On the other hand, I wonder how much any of these kids are learning from attending our english academy.    All we're doing is taking money from their parents, under the pretence of teaching English, but our number one concern is profit.    With some students, and some classes, I feel like I'm making a difference to them, but with most of them?    I met a Korean guy after a mountain hike... he'd driven up to a local lake with his adorable little daughter - she said "hello" in English.    I was as nice as nice could be (trying to scam a spare seat in the car with them).   
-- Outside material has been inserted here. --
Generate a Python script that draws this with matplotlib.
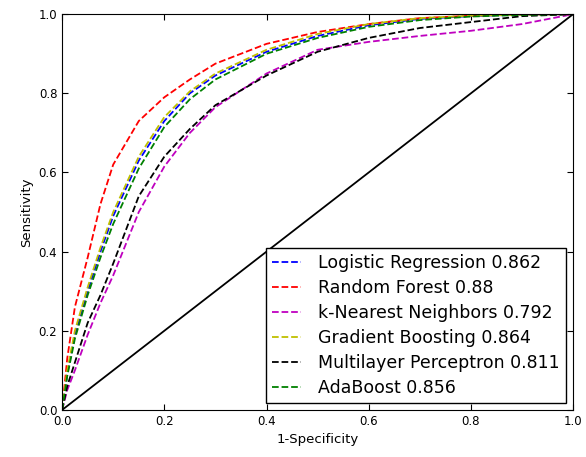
import numpy as np
import matplotlib
matplotlib.use("Agg")
import matplotlib.pyplot as plt

# ROC points (shared FPR grid)
fpr = [0, 0.01, 0.025, 0.05, 0.075, 0.1, 0.15, 0.2, 0.25, 0.3, 0.4, 0.5, 0.6, 0.7, 0.8, 0.9, 1.0]

tpr_lr  = [0, 0.09, 0.19, 0.30, 0.40, 0.49, 0.63, 0.73, 0.80, 0.845, 0.905, 0.945, 0.972, 0.988, 0.995, 0.999, 1.0]
tpr_rf  = [0, 0.13, 0.26, 0.385, 0.52, 0.62, 0.73, 0.79, 0.835, 0.875, 0.925, 0.955, 0.975, 0.99, 0.996, 0.999, 1.0]
tpr_knn = [0, 0.05, 0.10, 0.19, 0.27, 0.34, 0.50, 0.615, 0.70, 0.765, 0.85, 0.91, 0.93, 0.945, 0.958, 0.975, 1.0]
tpr_gb  = [0, 0.10, 0.20, 0.31, 0.41, 0.50, 0.64, 0.74, 0.805, 0.85, 0.91, 0.95, 0.975, 0.99, 0.996, 0.999, 1.0]
tpr_mlp = [0, 0.06, 0.12, 0.22, 0.29, 0.37, 0.54, 0.64, 0.71, 0.77, 0.845, 0.905, 0.94, 0.965, 0.98, 0.995, 1.0]
tpr_ada = [0, 0.085, 0.18, 0.29, 0.385, 0.47, 0.61, 0.715, 0.785, 0.835, 0.90, 0.94, 0.968, 0.985, 0.994, 0.998, 1.0]

names = ["Logistic Regression", "Random Forest", "k-Nearest Neighbors",
         "Gradient Boosting", "Multilayer Perceptron", "AdaBoost"]
aucs = ["0.862", "0.88", "0.792", "0.864", "0.811", "0.856"]
curves = [tpr_lr, tpr_rf, tpr_knn, tpr_gb, tpr_mlp, tpr_ada]
colors = ["b", "r", "m", "y", "k", "g"]

fig = plt.figure(figsize=(5.86, 4.57), dpi=100)
ax = fig.add_axes([0.106, 0.103, 0.872, 0.866])

for name, auc, tpr, c in zip(names, aucs, curves, colors):
    ax.plot(fpr, tpr, "--", color=c, lw=1.3, label="{} {}".format(name, auc))

ax.plot([0, 1], [0, 1], color="k", lw=1.3)

ax.set_xlim(0, 1)
ax.set_ylim(0, 1)
ax.set_xlabel("1-Specificity", fontsize=9.5)
ax.set_ylabel("Sensitivity", fontsize=9.5)
ax.tick_params(direction="in", top=True, right=True, labelsize=8.5, length=4)
ax.set_xticks(np.arange(0, 1.01, 0.2))
ax.set_yticks(np.arange(0, 1.01, 0.2))

leg = ax.legend(loc="lower right", fontsize=12.5, fancybox=False, handlelength=1.7,
                handletextpad=1.0, labelspacing=0.4, borderpad=0.35,
                borderaxespad=0.4, framealpha=1)
leg.get_frame().set_edgecolor("k")

fig.savefig("out.png", dpi=100)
Hello.    How old are you?
I'm nine years old.
How are you today?
It's sunny and warm.
She's been attending an expensive english academy for almost two years, besides learning English in school, and this appeared to be the extent of her ability.    Her father said he couldn't really afford the academy, but since all the other parents were sending their kids, he didn't want his daughter to be at a disadvantage, so she goes to English academy too.    It's a waste of time and money for most kids, but the parents seem sucked into it, unable to guage just how much their children aren't learning.   

If you're a Korean parent reading this, all I can suggest is that you take your kids out of an academy, and instead hire an english speaker to come to your home and tutor your kids.    At least they might learn something that way.    For top quality, preferably hire a native english speaker... maybe an Irish guy with a web journal? ;-)    It's entirely a coincidene that the solution I suggest just happens to favour my wallet rather than my boss' :-)

On the other hand, maybe traditional methods work best.    It was once the custom when learning a new language that students here would study their page of vocabulary or grammar or whatever the lesson was, and then when they'd have the information memorised, they'd traditionally rip the page out of the book, roll it up, and eat it.    In this way it was believed that you could digest the knoweldge you'd just consumed and it'd stay inside you.    My kids aren't learning much in the academy - I guess anything's worth a try!